Eye For Film >> Movies >> Dans Ma Peau (2002) DVD Review
Marina De Van's commentary is detailed and sophisticated and goes some way towards clarifying her objectives in making this demanding, often harrowing, film.
However, even with the benefit of the commentary, the film still treads a fine line between exploitation, in its graphic depiction of the self-mutilation of a young woman, and an artistic project that is the result of the director's genuine and devoted interest in the her chosen subject.
Yes, De Van's juxtaposition of the rule-bound world of professional conduct with an exploration of the body is executed with precision and subtlety, but her preoccupation with the stylistics of the film at times distance the viewer from the content.
She is not making a film about self-harm. She's quite explicit about this: rather, it's the examination of an individual's state of mind and relationships with others that concern her. The film has no allegiance to our counselling-culture, in which people's problems can be talked out, their causes found and rehabilitation effected.
Esther is not suffering from low self-esteem but from a post-modern body anxiety that has no cure. She's not cutting herself because she hates her physicality, rather because her body as a foreign object fascinates her. There's no resolution in the film and all we are left with is Esther's retreat further and further into herself.

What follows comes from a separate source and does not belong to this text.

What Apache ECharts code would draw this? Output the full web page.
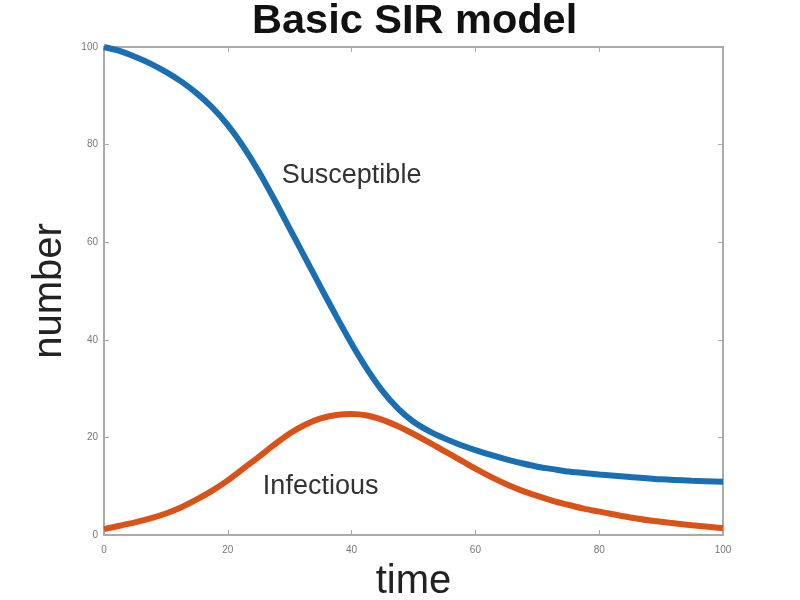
<!DOCTYPE html>
<html>
<head>
<meta charset="utf-8">
<script src="https://cdn.jsdelivr.net/npm/echarts@6/dist/echarts.min.js"></script>
<style>html,body{margin:0;padding:0;background:#fff;}#c{width:800px;height:600px;}</style>
</head>
<body>
<div id="c"></div>
<script>
var time = [0,2.5,5,7.5,10,12.5,15,17.5,20,22.5,25,27.5,30,32.5,35,37.5,40,42.5,45,47.5,50,52.5,55,57.5,60,62.5,65,67.5,70,72.5,75,77.5,80,85,90,95,100];
var susceptible = [100,99.2,98.0,96.6,94.9,92.9,90.5,87.6,84.0,79.6,74.5,68.8,62.8,56.8,50.8,44.9,39.2,34.0,29.5,25.9,23.2,21.3,19.8,18.5,17.4,16.4,15.5,14.7,14.0,13.5,13.0,12.7,12.4,11.9,11.4,11.1,10.9];
var infectious = [1.2,1.9,2.6,3.4,4.4,5.7,7.3,9.1,11.2,13.6,16.0,18.5,20.8,22.6,23.9,24.6,24.8,24.5,23.6,22.3,20.7,19.0,17.2,15.4,13.6,11.9,10.4,9.1,8.0,7.0,6.2,5.4,4.8,3.6,2.7,2.0,1.4];
var xTicks = [0,20,40,60,80,100];
var yTicks = [0,20,40,60,80,100];
var labels = [
  {name: 'Susceptible', t: 40, v: 73.6},
  {name: 'Infectious', t: 35, v: 10}
];

function pairs(xs, ys){ return xs.map(function(x,i){ return [x, ys[i]]; }); }

var axisColor = '#aaaaaa';
var tickLbl = {fontSize: 10, color: '#777', fontFamily: 'Liberation Sans'};

function axisCommon(extra){
  return Object.assign({
    type: 'value', interval: 20,
    axisLine: {show: true, onZero: false, lineStyle: {color: axisColor, width: 2}},
    axisTick: {show: true, inside: true, length: 5, lineStyle: {color: axisColor}},
    splitLine: {show: false}
  }, extra);
}

var chart = echarts.init(document.getElementById('c'));
chart.setOption({
  animation: false,
  backgroundColor: '#fff',
  title: {
    text: 'Basic SIR model', left: 252, top: 1, padding: 0,
    textStyle: {fontSize: 41.5, fontWeight: 'bold', color: '#111', fontFamily: 'Liberation Sans'}
  },
  grid: {left: 104, right: 77, top: 47, bottom: 65, containLabel: false, outerBoundsMode: 'none'},
  xAxis: [axisCommon({
    min: xTicks[0], max: xTicks[xTicks.length-1], position: 'bottom',
    name: 'time', nameLocation: 'middle', nameGap: 27,
    nameTextStyle: {fontSize: 40, color: '#222', fontFamily: 'Liberation Sans', verticalAlign: 'top'},
    axisLabel: Object.assign({margin: 10}, tickLbl)
  }), axisCommon({
    min: xTicks[0], max: xTicks[xTicks.length-1], position: 'top',
    axisLabel: {show: false}
  })],
  yAxis: [axisCommon({
    min: yTicks[0], max: yTicks[yTicks.length-1], position: 'left',
    name: 'number', nameLocation: 'middle', nameGap: 32, nameRotate: 90,
    nameTextStyle: {fontSize: 40, color: '#222', fontFamily: 'Liberation Sans'},
    axisLabel: Object.assign({margin: 6}, tickLbl)
  }), axisCommon({
    min: yTicks[0], max: yTicks[yTicks.length-1], position: 'right',
    axisLabel: {show: false}
  })],
  series: [{
    type: 'line', name: 'Susceptible', data: pairs(time, susceptible),
    smooth: 0.3, showSymbol: false, symbol: 'none',
    lineStyle: {color: '#1a6fb3', width: 6},
    markPoint: {
      symbol: 'circle', symbolSize: 0,
      label: {show: true, formatter: '{b}', fontSize: 27, color: '#333', fontFamily: 'Liberation Sans', position: 'inside'},
      data: [{name: labels[0].name, coord: [labels[0].t, labels[0].v]}]
    }
  }, {
    type: 'line', name: 'Infectious', data: pairs(time, infectious),
    smooth: 0.3, showSymbol: false, symbol: 'none',
    lineStyle: {color: '#d95319', width: 6},
    markPoint: {
      symbol: 'circle', symbolSize: 0,
      label: {show: true, formatter: '{b}', fontSize: 27, color: '#333', fontFamily: 'Liberation Sans', position: 'inside'},
      data: [{name: labels[1].name, coord: [labels[1].t, labels[1].v]}]
    }
  }]
});
</script>
</body>
</html>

The main problem is that as De Van's explanations proceed, the film comes across as being conceived more as an academic work, a thesis, which, despite the meticulousness and clear technical skill of its creator, makes questionable cinema. If anything, the wholeheartedness of her involvement in her cinematographic project only renders it more disturbing. As she plays Esther in the film, the conflation of the director with the character is inevitable, and De Van even switches (unwittingly?) between referring to Esther in the third person and the first. It's almost frightening how absorbed she is in her character.
A fascinating insight that will leave you ambivalent and generate many more questions than it answers - such as, "Does this film deserve so much scrutiny?"